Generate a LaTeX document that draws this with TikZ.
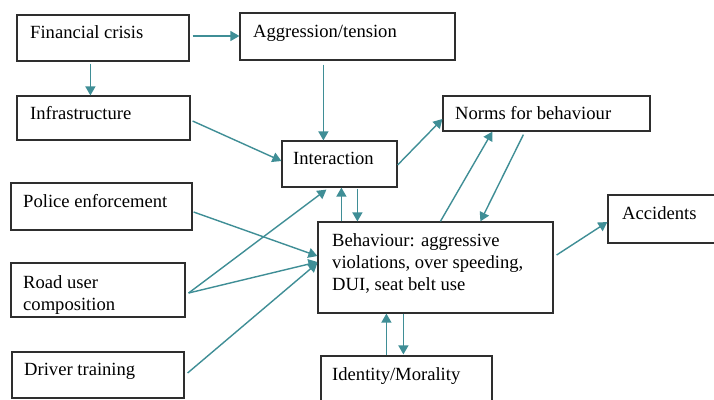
\documentclass[tikz,border=0pt]{standalone}
\usepackage{fontspec}
\setmainfont{Liberation Serif}
\usetikzlibrary{arrows.meta,calc}
\definecolor{teal1}{HTML}{3F8E96}
\definecolor{boxc}{HTML}{2E2E2E}
\tikzset{
  box/.style={draw=boxc,line width=1.2pt,inner sep=0pt,fill=none},
  lbl/.style={anchor=base west,inner sep=0pt,font=\fontsize{18.6}{22}\selectfont,text=black},
  mlbl/.style={anchor=north west,inner sep=0pt,align=left,font=\fontsize{18.6}{22}\selectfont,text=black},
  arr/.style={draw=teal1,line width=1.4pt,-{Triangle[length=9pt,width=10pt]}}
}
\begin{document}
\begin{tikzpicture}[x=1pt,y=-1pt]
\useasboundingbox (0,0) rectangle (714,399);
\clip (0,0) rectangle (714,399);
\fill[white] (0,0) rectangle (714,399);
% boxes
\node[box,minimum width=172pt,minimum height=46pt] (fin) at (103,38) {};
\node[box,minimum width=215pt,minimum height=47pt] (agg) at (347.5,36.5) {};
\node[box,minimum width=173pt,minimum height=44pt] (inf) at (103.5,118) {};
\node[box,minimum width=115pt,minimum height=46pt] (int) at (339.5,164) {};
\node[box,minimum width=207pt,minimum height=35pt] (norms) at (546.5,113.5) {};
\node[box,minimum width=112pt,minimum height=48pt] (acc) at (664,219) {};
\node[box,minimum width=235pt,minimum height=91pt] (beh) at (435.5,267.5) {};
\node[box,minimum width=181pt,minimum height=47pt] (pol) at (101.5,206.5) {};
\node[box,minimum width=174pt,minimum height=54pt] (road) at (98,290) {};
\node[box,minimum width=172pt,minimum height=46pt] (drv) at (98,375) {};
\node[box,minimum width=171pt,minimum height=54pt] (ident) at (406.5,383) {};
% texts
\node[lbl] (tfin) at (30,38.5) {Financial crisis};
\node[lbl] (tagg) at (253,37) {Aggression/tension};
\node[lbl] (tinf) at (30,119) {Infrastructure};
\node[lbl] (tint) at (293,164) {Interaction};
\node[lbl] (tnorms) at (455,119) {Norms for behaviour};
\node[lbl] (tacc) at (622,219) {Accidents};
\node[mlbl] (tbeh) at (332,233) {Behaviour: aggressive\\violations, over speeding,\\DUI, seat belt use};
\node[lbl] (tpol) at (23,207) {Police enforcement};
\node[mlbl] (troad) at (23,275) {Road user\\composition};
\node[lbl] (tdrv) at (24,375) {Driver training};
\node[lbl] (tident) at (332,380) {Identity/Morality};
% connectors
\draw[arr] ($(fin.east)+(3,-2)$) -- ($(agg.west)+(0,-0.5)$);
\draw[arr] ($(fin.south west)+(74,2)$) -- ($(inf.north west)+(74,0)$);
\draw[arr] ($(agg.south west)+(84,4)$) -- ($(int.north west)+(42,0)$);
\draw[arr] ($(inf.east)+(2,3)$) -- ($(int.west)+(0,-3)$);
\draw[arr] ($(int.east)+(0,1)$) -- ($(norms.west)+(0,5.5)$);
\draw[arr] ($(beh.north west)+(123,0)$) -- ($(norms.south west)+(50,0)$);
\draw[arr] ($(norms.south west)+(81,3)$) -- ($(beh.north west)+(163,0)$);
\draw[arr] ($(beh.east)+(3,-12.5)$) -- ($(acc.west)+(0,3)$);
\draw[arr] ($(beh.north west)+(24,0)$) -- ($(int.south west)+(60,0)$);
\draw[arr] ($(int.south west)+(76,1)$) -- ($(beh.north west)+(40,0)$);
\draw[arr] ($(pol.east)+(1,5.5)$) -- ($(beh.west)+(0,-11.5)$);
\draw[arr] ($(road.east)+(3,3)$) -- ($(int.south west)+(45,2)$);
\draw[arr] ($(road.east)+(3,3)$) -- ($(beh.west)+(0,-5.5)$);
\draw[arr] ($(drv.east)+(3,-2)$) -- ($(beh.west)+(0,-4.5)$);
\draw[arr] ($(ident.north west)+(66,0)$) -- ($(beh.south west)+(69,0)$);
\draw[arr] ($(beh.south west)+(86,0)$) -- ($(ident.north west)+(83,-1)$);
\end{tikzpicture}
\end{document}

## PROBLEM TO SOLVE
Quote every line word for word and keep the images out of the copy.

## IN RESPONSE
Generate a LaTeX document that draws this with TikZ.
\documentclass[tikz,border=0pt]{standalone}
\usepackage{fontspec}
\setmainfont{Liberation Serif}
\usetikzlibrary{arrows.meta,calc}
\definecolor{teal1}{HTML}{3F8E96}
\definecolor{boxc}{HTML}{2E2E2E}
\tikzset{
  box/.style={draw=boxc,line width=1.2pt,inner sep=0pt,fill=none},
  lbl/.style={anchor=base west,inner sep=0pt,font=\fontsize{18.6}{22}\selectfont,text=black},
  mlbl/.style={anchor=north west,inner sep=0pt,align=left,font=\fontsize{18.6}{22}\selectfont,text=black},
  arr/.style={draw=teal1,line width=1.4pt,-{Triangle[length=9pt,width=10pt]}}
}
\begin{document}
\begin{tikzpicture}[x=1pt,y=-1pt]
\useasboundingbox (0,0) rectangle (714,399);
\clip (0,0) rectangle (714,399);
\fill[white] (0,0) rectangle (714,399);
% boxes
\node[box,minimum width=172pt,minimum height=46pt] (fin) at (103,38) {};
\node[box,minimum width=215pt,minimum height=47pt] (agg) at (347.5,36.5) {};
\node[box,minimum width=173pt,minimum height=44pt] (inf) at (103.5,118) {};
\node[box,minimum width=115pt,minimum height=46pt] (int) at (339.5,164) {};
\node[box,minimum width=207pt,minimum height=35pt] (norms) at (546.5,113.5) {};
\node[box,minimum width=112pt,minimum height=48pt] (acc) at (664,219) {};
\node[box,minimum width=235pt,minimum height=91pt] (beh) at (435.5,267.5) {};
\node[box,minimum width=181pt,minimum height=47pt] (pol) at (101.5,206.5) {};
\node[box,minimum width=174pt,minimum height=54pt] (road) at (98,290) {};
\node[box,minimum width=172pt,minimum height=46pt] (drv) at (98,375) {};
\node[box,minimum width=171pt,minimum height=54pt] (ident) at (406.5,383) {};
% texts
\node[lbl] (tfin) at (30,38.5) {Financial crisis};
\node[lbl] (tagg) at (253,37) {Aggression/tension};
\node[lbl] (tinf) at (30,119) {Infrastructure};
\node[lbl] (tint) at (293,164) {Interaction};
\node[lbl] (tnorms) at (455,119) {Norms for behaviour};
\node[lbl] (tacc) at (622,219) {Accidents};
\node[mlbl] (tbeh) at (332,233) {Behaviour: aggressive\\violations, over speeding,\\DUI, seat belt use};
\node[lbl] (tpol) at (23,207) {Police enforcement};
\node[mlbl] (troad) at (23,275) {Road user\\composition};
\node[lbl] (tdrv) at (24,375) {Driver training};
\node[lbl] (tident) at (332,380) {Identity/Morality};
% connectors
\draw[arr] ($(fin.east)+(3,-2)$) -- ($(agg.west)+(0,-0.5)$);
\draw[arr] ($(fin.south west)+(74,2)$) -- ($(inf.north west)+(74,0)$);
\draw[arr] ($(agg.south west)+(84,4)$) -- ($(int.north west)+(42,0)$);
\draw[arr] ($(inf.east)+(2,3)$) -- ($(int.west)+(0,-3)$);
\draw[arr] ($(int.east)+(0,1)$) -- ($(norms.west)+(0,5.5)$);
\draw[arr] ($(beh.north west)+(123,0)$) -- ($(norms.south west)+(50,0)$);
\draw[arr] ($(norms.south west)+(81,3)$) -- ($(beh.north west)+(163,0)$);
\draw[arr] ($(beh.east)+(3,-12.5)$) -- ($(acc.west)+(0,3)$);
\draw[arr] ($(beh.north west)+(24,0)$) -- ($(int.south west)+(60,0)$);
\draw[arr] ($(int.south west)+(76,1)$) -- ($(beh.north west)+(40,0)$);
\draw[arr] ($(pol.east)+(1,5.5)$) -- ($(beh.west)+(0,-11.5)$);
\draw[arr] ($(road.east)+(3,3)$) -- ($(int.south west)+(45,2)$);
\draw[arr] ($(road.east)+(3,3)$) -- ($(beh.west)+(0,-5.5)$);
\draw[arr] ($(drv.east)+(3,-2)$) -- ($(beh.west)+(0,-4.5)$);
\draw[arr] ($(ident.north west)+(66,0)$) -- ($(beh.south west)+(69,0)$);
\draw[arr] ($(beh.south west)+(86,0)$) -- ($(ident.north west)+(83,-1)$);
\end{tikzpicture}
\end{document}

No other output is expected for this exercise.